WHAT THE TASK ASKS:
For the listing that follows, give again exactly the lines from the one with "Write a Python" to the one with "fig = go.Figure()", including both.

SUPPLIED ENTRIES:
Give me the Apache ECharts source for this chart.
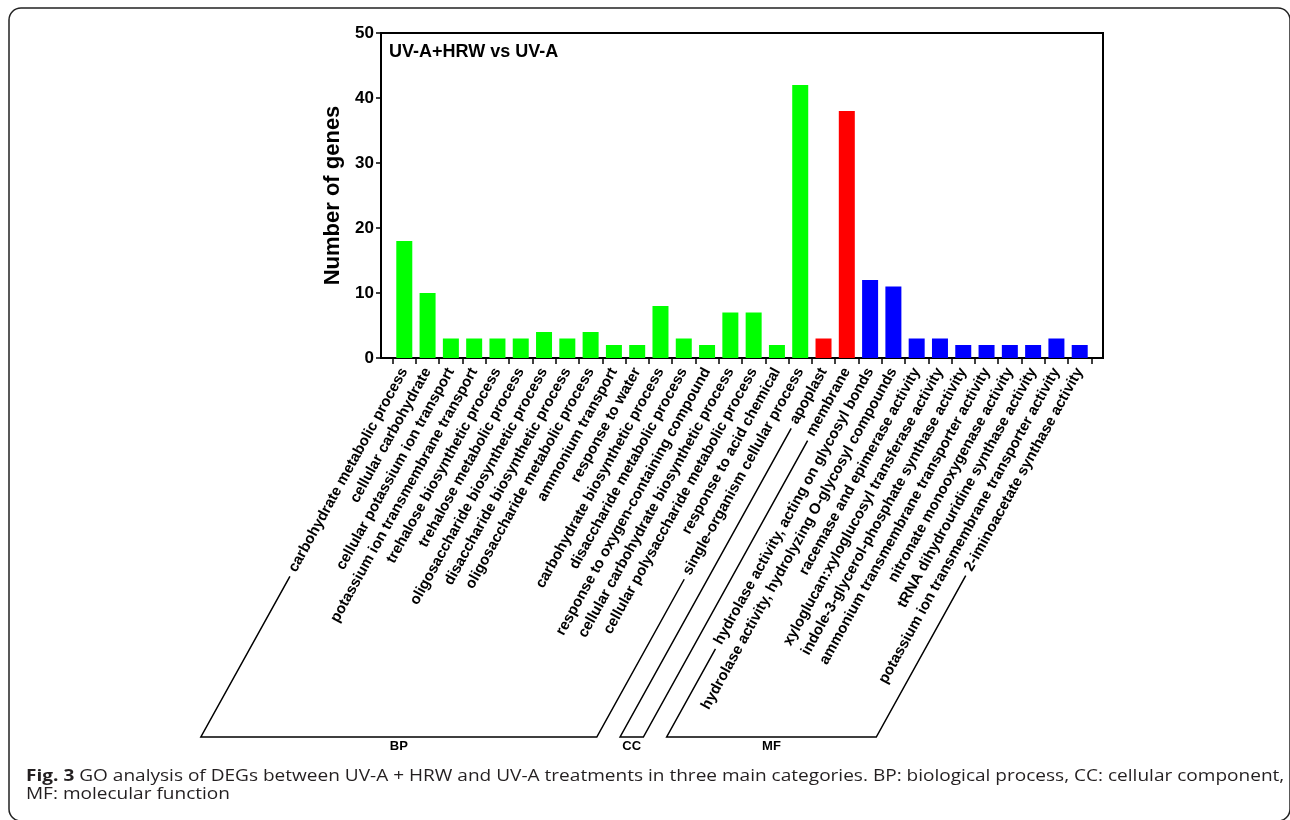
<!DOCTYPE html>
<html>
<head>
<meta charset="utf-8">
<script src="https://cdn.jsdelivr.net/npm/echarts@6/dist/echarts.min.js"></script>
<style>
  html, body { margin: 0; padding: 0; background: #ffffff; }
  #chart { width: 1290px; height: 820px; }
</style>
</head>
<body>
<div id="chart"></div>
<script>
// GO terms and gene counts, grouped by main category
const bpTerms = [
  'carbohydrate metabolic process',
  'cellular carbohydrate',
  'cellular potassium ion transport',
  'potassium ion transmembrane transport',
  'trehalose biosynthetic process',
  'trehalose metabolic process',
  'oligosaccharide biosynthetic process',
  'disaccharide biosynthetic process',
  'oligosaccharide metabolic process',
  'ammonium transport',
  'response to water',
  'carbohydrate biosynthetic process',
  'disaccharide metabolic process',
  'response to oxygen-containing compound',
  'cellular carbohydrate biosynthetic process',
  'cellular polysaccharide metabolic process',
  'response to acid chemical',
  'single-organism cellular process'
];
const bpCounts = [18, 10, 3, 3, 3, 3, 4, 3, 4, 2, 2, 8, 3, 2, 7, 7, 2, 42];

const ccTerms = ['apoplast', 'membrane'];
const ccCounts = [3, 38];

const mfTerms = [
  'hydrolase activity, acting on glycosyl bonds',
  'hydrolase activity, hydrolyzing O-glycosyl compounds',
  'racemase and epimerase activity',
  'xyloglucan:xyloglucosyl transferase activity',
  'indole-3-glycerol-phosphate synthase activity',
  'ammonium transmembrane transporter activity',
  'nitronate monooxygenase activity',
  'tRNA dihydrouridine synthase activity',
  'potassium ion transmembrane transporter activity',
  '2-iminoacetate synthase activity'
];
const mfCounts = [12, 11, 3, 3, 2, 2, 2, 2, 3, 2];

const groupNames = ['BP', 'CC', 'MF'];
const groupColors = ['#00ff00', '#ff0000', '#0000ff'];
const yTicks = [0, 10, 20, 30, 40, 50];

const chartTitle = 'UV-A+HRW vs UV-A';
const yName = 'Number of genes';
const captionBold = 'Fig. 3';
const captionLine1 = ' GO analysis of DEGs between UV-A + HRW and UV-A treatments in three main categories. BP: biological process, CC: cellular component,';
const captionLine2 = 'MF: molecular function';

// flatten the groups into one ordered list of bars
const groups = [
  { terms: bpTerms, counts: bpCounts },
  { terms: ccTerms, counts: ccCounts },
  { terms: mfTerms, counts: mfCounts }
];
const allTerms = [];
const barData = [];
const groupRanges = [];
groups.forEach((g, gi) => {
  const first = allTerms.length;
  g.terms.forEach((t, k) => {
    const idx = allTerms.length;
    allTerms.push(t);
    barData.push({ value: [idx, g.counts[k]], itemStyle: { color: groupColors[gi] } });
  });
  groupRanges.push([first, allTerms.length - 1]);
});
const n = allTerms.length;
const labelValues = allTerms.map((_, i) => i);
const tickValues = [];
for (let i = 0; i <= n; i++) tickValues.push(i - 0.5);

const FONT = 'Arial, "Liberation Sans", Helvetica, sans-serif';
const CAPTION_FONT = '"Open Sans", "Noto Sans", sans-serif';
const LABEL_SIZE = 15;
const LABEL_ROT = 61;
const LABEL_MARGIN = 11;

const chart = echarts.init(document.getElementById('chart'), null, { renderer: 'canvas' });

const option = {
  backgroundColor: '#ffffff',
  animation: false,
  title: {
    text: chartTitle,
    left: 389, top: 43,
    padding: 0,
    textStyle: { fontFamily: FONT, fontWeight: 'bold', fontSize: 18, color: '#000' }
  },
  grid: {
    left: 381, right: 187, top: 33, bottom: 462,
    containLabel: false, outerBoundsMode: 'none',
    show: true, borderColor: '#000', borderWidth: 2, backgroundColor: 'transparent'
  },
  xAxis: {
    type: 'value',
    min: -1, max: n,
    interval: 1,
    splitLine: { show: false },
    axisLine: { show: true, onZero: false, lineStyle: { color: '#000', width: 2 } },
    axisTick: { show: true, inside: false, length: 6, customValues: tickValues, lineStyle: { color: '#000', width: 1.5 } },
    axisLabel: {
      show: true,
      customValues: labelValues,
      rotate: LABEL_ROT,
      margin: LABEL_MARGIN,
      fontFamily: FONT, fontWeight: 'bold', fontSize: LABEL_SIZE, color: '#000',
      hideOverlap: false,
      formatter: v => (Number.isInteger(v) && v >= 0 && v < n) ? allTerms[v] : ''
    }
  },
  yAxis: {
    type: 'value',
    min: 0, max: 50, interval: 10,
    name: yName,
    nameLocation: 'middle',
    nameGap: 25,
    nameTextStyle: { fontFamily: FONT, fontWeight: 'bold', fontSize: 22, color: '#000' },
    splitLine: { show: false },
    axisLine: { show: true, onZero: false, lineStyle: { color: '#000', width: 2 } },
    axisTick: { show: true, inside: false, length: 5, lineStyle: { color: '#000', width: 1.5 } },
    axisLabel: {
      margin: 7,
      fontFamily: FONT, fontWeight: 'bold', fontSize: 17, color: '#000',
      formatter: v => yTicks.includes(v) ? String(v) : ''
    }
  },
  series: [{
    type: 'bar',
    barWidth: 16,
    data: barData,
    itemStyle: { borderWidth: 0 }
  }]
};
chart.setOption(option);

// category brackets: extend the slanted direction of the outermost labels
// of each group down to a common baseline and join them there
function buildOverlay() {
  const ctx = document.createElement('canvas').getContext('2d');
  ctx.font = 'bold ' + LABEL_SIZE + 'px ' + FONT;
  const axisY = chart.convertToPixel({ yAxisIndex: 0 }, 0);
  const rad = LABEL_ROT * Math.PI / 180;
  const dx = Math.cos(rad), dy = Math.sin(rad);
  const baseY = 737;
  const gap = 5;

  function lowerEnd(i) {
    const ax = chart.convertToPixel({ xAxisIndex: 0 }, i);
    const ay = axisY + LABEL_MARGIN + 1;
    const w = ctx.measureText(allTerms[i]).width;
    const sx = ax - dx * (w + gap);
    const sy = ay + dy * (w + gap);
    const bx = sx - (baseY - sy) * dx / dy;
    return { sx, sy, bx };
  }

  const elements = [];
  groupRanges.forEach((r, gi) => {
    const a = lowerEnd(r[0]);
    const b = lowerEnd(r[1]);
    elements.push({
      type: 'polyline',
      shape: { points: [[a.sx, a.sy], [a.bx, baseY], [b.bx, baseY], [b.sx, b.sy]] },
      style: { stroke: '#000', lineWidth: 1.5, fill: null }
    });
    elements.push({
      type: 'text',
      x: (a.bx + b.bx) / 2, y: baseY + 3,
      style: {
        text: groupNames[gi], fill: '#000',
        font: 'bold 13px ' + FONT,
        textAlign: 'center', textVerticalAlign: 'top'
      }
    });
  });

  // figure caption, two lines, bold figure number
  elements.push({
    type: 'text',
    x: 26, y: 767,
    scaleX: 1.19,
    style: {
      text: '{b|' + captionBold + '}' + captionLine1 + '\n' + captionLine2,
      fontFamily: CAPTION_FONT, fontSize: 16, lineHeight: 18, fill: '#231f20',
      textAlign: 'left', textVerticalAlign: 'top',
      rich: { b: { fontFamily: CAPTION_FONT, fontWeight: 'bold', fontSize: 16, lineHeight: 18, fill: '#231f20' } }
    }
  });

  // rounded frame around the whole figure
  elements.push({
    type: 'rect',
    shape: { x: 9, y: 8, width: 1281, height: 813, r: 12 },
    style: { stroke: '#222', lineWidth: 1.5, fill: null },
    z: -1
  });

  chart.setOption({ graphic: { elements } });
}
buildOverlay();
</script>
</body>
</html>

==

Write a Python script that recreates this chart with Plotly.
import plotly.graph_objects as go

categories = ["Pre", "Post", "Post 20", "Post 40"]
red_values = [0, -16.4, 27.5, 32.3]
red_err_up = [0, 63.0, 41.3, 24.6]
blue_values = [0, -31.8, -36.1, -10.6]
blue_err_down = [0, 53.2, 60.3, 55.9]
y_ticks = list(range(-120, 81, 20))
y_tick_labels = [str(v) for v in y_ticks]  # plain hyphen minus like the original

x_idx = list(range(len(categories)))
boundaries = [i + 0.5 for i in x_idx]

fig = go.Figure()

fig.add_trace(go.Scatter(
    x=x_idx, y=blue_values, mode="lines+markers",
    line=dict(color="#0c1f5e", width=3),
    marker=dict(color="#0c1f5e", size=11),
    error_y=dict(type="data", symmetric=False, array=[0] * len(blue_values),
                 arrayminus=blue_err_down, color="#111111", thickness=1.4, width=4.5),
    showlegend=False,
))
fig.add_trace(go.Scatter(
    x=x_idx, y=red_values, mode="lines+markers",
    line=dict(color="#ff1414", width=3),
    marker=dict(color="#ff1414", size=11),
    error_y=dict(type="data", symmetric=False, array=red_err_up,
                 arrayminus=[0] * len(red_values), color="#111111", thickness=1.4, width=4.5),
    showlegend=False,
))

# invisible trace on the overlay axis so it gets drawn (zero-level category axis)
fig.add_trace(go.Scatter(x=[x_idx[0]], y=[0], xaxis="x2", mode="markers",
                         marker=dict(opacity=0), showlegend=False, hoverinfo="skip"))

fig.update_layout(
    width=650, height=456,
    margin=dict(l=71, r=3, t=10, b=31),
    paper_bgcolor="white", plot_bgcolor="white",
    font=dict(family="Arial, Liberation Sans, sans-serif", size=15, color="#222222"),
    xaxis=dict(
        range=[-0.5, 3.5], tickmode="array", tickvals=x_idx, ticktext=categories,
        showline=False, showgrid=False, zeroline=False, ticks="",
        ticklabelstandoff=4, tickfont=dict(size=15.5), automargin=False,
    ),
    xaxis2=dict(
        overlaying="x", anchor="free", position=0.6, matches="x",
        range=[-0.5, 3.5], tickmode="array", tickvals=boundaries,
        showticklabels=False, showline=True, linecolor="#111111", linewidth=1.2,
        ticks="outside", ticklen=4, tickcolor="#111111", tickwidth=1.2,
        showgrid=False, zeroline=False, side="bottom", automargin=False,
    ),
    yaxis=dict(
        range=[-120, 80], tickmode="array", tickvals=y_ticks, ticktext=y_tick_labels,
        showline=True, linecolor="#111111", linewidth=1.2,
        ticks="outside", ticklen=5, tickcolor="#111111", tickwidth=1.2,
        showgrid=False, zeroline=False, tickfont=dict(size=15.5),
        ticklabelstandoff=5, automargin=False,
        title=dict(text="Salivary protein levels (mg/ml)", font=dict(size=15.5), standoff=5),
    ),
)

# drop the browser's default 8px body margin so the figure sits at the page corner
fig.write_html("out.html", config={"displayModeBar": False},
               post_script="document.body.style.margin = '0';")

==

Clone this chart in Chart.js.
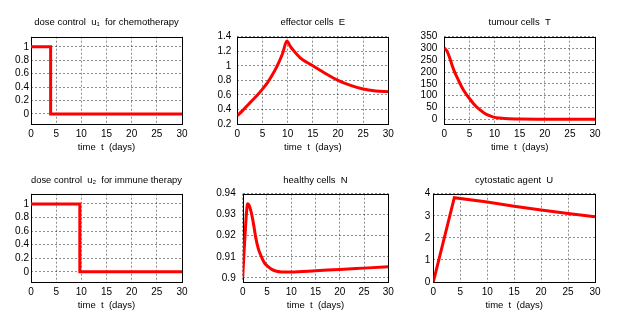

ANSWER BELOW:
Write a Python script that recreates this chart with Plotly.
import plotly.graph_objects as go

categories = ["Pre", "Post", "Post 20", "Post 40"]
red_values = [0, -16.4, 27.5, 32.3]
red_err_up = [0, 63.0, 41.3, 24.6]
blue_values = [0, -31.8, -36.1, -10.6]
blue_err_down = [0, 53.2, 60.3, 55.9]
y_ticks = list(range(-120, 81, 20))
y_tick_labels = [str(v) for v in y_ticks]  # plain hyphen minus like the original

x_idx = list(range(len(categories)))
boundaries = [i + 0.5 for i in x_idx]

fig = go.Figure()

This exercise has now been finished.